---------- Raw data ----------

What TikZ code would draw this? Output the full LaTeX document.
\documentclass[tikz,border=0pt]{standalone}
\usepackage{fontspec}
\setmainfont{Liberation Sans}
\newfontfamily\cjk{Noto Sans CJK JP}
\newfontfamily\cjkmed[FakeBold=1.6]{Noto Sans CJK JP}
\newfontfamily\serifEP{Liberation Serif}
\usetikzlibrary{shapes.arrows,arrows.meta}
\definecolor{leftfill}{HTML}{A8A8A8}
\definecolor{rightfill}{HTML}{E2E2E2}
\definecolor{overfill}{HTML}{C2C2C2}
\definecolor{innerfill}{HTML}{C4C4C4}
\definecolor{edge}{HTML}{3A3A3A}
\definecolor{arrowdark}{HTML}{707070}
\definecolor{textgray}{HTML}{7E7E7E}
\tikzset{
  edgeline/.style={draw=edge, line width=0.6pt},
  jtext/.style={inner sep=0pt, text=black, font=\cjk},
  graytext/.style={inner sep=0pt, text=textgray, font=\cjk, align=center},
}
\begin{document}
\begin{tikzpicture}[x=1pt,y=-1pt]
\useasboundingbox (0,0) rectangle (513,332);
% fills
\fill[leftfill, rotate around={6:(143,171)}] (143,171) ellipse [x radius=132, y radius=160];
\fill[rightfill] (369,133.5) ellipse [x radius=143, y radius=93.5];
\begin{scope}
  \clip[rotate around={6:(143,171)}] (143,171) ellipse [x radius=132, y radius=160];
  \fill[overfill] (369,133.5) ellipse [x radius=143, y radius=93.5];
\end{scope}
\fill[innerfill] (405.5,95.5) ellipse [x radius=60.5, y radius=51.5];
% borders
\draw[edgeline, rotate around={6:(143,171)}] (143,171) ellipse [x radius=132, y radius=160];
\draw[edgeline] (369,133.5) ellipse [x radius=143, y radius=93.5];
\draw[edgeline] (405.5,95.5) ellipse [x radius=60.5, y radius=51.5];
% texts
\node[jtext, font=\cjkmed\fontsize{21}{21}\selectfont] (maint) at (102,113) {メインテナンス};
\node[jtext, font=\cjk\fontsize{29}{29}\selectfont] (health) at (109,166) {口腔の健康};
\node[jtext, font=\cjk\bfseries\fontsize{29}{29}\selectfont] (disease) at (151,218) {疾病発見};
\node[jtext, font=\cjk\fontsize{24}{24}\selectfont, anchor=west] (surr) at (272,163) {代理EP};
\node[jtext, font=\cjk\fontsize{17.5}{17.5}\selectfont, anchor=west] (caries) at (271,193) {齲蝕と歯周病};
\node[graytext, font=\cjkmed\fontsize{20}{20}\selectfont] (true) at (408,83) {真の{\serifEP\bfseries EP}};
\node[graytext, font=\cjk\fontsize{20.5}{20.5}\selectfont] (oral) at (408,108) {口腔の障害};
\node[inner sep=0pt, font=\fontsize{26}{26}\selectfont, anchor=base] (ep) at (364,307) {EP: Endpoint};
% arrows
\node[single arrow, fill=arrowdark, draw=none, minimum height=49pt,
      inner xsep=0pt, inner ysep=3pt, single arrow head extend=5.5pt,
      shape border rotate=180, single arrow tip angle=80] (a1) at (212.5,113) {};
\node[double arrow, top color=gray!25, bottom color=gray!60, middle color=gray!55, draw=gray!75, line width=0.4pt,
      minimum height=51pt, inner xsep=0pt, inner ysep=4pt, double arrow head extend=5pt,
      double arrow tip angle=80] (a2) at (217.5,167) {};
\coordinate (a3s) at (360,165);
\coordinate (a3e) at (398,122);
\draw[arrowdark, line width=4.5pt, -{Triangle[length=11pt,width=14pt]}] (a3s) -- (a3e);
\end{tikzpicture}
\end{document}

----------

▶ [Task statement]
Write out all the data again, exactly as it appears.

▶ [Exercise answer]
What TikZ code would draw this? Output the full LaTeX document.
\documentclass[tikz,border=0pt]{standalone}
\usepackage{fontspec}
\setmainfont{Liberation Sans}
\newfontfamily\cjk{Noto Sans CJK JP}
\newfontfamily\cjkmed[FakeBold=1.6]{Noto Sans CJK JP}
\newfontfamily\serifEP{Liberation Serif}
\usetikzlibrary{shapes.arrows,arrows.meta}
\definecolor{leftfill}{HTML}{A8A8A8}
\definecolor{rightfill}{HTML}{E2E2E2}
\definecolor{overfill}{HTML}{C2C2C2}
\definecolor{innerfill}{HTML}{C4C4C4}
\definecolor{edge}{HTML}{3A3A3A}
\definecolor{arrowdark}{HTML}{707070}
\definecolor{textgray}{HTML}{7E7E7E}
\tikzset{
  edgeline/.style={draw=edge, line width=0.6pt},
  jtext/.style={inner sep=0pt, text=black, font=\cjk},
  graytext/.style={inner sep=0pt, text=textgray, font=\cjk, align=center},
}
\begin{document}
\begin{tikzpicture}[x=1pt,y=-1pt]
\useasboundingbox (0,0) rectangle (513,332);
% fills
\fill[leftfill, rotate around={6:(143,171)}] (143,171) ellipse [x radius=132, y radius=160];
\fill[rightfill] (369,133.5) ellipse [x radius=143, y radius=93.5];
\begin{scope}
  \clip[rotate around={6:(143,171)}] (143,171) ellipse [x radius=132, y radius=160];
  \fill[overfill] (369,133.5) ellipse [x radius=143, y radius=93.5];
\end{scope}
\fill[innerfill] (405.5,95.5) ellipse [x radius=60.5, y radius=51.5];
% borders
\draw[edgeline, rotate around={6:(143,171)}] (143,171) ellipse [x radius=132, y radius=160];
\draw[edgeline] (369,133.5) ellipse [x radius=143, y radius=93.5];
\draw[edgeline] (405.5,95.5) ellipse [x radius=60.5, y radius=51.5];
% texts
\node[jtext, font=\cjkmed\fontsize{21}{21}\selectfont] (maint) at (102,113) {メインテナンス};
\node[jtext, font=\cjk\fontsize{29}{29}\selectfont] (health) at (109,166) {口腔の健康};
\node[jtext, font=\cjk\bfseries\fontsize{29}{29}\selectfont] (disease) at (151,218) {疾病発見};
\node[jtext, font=\cjk\fontsize{24}{24}\selectfont, anchor=west] (surr) at (272,163) {代理EP};
\node[jtext, font=\cjk\fontsize{17.5}{17.5}\selectfont, anchor=west] (caries) at (271,193) {齲蝕と歯周病};
\node[graytext, font=\cjkmed\fontsize{20}{20}\selectfont] (true) at (408,83) {真の{\serifEP\bfseries EP}};
\node[graytext, font=\cjk\fontsize{20.5}{20.5}\selectfont] (oral) at (408,108) {口腔の障害};
\node[inner sep=0pt, font=\fontsize{26}{26}\selectfont, anchor=base] (ep) at (364,307) {EP: Endpoint};
% arrows
\node[single arrow, fill=arrowdark, draw=none, minimum height=49pt,
      inner xsep=0pt, inner ysep=3pt, single arrow head extend=5.5pt,
      shape border rotate=180, single arrow tip angle=80] (a1) at (212.5,113) {};
\node[double arrow, top color=gray!25, bottom color=gray!60, middle color=gray!55, draw=gray!75, line width=0.4pt,
      minimum height=51pt, inner xsep=0pt, inner ysep=4pt, double arrow head extend=5pt,
      double arrow tip angle=80] (a2) at (217.5,167) {};
\coordinate (a3s) at (360,165);
\coordinate (a3e) at (398,122);
\draw[arrowdark, line width=4.5pt, -{Triangle[length=11pt,width=14pt]}] (a3s) -- (a3e);
\end{tikzpicture}
\end{document}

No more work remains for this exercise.